▶ **WORK INSTRUCTIONS**: Work out the number of lines with the word "picture" in the material below, then reply with that number only.

▶ **SOURCE DATA**:
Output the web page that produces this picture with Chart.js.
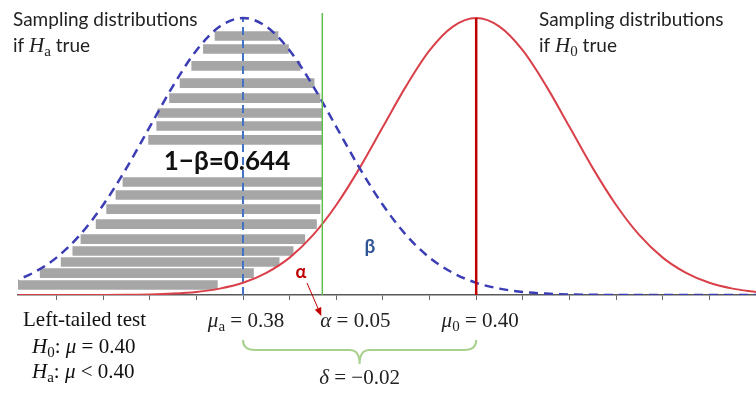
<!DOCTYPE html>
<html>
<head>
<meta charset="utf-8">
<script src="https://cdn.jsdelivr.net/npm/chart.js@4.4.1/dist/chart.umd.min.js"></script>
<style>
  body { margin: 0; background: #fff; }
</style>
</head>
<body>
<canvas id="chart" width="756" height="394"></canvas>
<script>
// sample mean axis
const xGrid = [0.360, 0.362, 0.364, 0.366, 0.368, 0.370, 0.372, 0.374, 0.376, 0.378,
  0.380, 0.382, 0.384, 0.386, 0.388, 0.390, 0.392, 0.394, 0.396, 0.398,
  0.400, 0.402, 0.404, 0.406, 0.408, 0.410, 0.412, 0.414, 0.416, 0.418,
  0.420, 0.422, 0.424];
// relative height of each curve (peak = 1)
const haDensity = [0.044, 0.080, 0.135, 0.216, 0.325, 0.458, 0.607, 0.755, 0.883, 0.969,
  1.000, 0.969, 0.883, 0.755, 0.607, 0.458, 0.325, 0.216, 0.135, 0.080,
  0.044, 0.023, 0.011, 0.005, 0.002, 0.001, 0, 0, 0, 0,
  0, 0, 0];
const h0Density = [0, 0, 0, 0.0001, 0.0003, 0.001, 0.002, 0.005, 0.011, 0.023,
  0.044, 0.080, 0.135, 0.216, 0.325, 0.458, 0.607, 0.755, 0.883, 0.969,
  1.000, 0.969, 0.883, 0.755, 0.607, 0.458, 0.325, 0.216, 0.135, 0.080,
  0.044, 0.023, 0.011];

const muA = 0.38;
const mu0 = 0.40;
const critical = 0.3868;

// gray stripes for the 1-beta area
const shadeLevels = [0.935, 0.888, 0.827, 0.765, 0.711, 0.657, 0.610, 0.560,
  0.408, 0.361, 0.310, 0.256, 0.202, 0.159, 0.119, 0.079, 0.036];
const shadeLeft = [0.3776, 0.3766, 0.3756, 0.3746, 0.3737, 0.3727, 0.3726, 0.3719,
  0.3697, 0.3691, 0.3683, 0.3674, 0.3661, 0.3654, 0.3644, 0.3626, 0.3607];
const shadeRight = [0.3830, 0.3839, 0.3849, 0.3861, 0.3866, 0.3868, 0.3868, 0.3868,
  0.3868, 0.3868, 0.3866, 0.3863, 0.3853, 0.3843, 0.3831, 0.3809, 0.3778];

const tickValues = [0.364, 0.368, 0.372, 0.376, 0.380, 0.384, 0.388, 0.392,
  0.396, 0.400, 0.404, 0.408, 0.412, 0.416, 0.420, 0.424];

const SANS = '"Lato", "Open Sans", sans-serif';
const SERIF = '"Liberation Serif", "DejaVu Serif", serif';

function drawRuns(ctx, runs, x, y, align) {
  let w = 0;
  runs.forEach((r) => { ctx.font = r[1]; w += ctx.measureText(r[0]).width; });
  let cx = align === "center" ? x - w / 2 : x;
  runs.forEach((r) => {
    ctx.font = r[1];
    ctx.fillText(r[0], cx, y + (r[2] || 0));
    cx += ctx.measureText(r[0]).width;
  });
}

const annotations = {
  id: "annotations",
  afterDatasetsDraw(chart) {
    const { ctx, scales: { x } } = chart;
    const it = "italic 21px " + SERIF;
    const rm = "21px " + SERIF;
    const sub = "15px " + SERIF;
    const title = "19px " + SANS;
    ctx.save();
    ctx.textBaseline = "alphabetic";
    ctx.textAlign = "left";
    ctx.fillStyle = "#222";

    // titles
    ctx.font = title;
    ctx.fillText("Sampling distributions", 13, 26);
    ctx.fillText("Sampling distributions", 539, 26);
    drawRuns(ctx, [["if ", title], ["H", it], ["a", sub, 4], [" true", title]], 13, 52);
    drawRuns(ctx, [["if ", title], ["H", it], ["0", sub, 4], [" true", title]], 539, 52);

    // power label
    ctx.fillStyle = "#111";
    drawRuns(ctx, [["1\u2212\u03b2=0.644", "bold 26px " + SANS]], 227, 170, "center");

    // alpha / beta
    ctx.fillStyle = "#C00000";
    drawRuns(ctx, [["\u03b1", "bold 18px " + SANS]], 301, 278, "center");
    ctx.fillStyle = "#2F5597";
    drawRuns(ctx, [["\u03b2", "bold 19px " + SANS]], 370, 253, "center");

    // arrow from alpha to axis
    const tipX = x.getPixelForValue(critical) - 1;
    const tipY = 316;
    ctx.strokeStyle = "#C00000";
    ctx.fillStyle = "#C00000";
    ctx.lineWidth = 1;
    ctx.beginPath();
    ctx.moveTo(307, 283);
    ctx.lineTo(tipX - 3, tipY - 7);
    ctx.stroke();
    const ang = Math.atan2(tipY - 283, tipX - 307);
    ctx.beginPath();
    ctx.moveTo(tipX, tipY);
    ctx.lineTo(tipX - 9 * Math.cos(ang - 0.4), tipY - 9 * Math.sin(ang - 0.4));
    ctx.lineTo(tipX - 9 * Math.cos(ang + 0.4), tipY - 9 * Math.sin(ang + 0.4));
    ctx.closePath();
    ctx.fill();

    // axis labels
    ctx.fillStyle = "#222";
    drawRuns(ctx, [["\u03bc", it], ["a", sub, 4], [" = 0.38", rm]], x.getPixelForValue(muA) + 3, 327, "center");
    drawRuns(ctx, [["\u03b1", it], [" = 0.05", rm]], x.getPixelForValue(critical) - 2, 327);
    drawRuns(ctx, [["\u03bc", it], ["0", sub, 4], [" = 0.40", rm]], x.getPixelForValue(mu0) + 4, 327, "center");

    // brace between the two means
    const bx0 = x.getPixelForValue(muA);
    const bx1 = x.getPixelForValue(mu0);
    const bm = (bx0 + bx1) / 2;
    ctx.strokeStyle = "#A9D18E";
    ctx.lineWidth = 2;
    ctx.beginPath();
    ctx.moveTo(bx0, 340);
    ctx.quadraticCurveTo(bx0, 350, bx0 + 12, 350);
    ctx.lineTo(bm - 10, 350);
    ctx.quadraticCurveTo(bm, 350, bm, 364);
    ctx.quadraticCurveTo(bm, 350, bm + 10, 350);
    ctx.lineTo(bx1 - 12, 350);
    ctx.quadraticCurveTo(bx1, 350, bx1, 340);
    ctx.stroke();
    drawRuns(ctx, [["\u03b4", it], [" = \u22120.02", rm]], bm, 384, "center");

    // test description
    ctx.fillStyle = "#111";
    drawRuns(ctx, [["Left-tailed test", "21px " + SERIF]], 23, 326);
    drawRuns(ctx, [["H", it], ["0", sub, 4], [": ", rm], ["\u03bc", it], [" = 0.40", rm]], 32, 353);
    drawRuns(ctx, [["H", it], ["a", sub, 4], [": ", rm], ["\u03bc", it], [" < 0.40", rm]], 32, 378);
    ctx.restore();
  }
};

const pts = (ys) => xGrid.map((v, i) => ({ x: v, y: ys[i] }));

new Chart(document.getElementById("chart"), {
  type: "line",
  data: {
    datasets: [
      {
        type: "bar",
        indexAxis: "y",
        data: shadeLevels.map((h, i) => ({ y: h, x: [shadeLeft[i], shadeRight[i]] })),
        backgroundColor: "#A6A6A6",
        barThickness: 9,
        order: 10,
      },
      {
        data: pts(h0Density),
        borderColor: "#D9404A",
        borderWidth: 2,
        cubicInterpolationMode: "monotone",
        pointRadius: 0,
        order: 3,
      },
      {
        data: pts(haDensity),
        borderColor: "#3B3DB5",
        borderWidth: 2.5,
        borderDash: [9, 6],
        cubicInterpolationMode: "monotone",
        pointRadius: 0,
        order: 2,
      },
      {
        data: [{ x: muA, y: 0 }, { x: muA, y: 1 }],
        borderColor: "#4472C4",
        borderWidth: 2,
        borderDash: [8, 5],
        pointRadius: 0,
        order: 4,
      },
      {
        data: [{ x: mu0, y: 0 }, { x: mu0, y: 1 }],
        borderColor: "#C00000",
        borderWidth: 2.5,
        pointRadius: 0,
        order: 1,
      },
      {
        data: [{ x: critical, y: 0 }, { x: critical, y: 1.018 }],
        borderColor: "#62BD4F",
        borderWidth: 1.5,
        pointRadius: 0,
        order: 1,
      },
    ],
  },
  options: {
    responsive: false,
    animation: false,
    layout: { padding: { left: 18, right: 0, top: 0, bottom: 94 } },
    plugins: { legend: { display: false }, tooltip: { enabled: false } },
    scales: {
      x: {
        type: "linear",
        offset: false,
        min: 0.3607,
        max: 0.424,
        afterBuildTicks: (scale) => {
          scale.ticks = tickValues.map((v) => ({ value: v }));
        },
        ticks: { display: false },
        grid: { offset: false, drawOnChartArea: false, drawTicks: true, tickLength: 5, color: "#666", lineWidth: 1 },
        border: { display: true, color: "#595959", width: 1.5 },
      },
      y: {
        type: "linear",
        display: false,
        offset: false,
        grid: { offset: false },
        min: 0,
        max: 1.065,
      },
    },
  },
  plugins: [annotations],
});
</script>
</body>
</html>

▶ **RESPONSE TO THE EXERCISE**: 1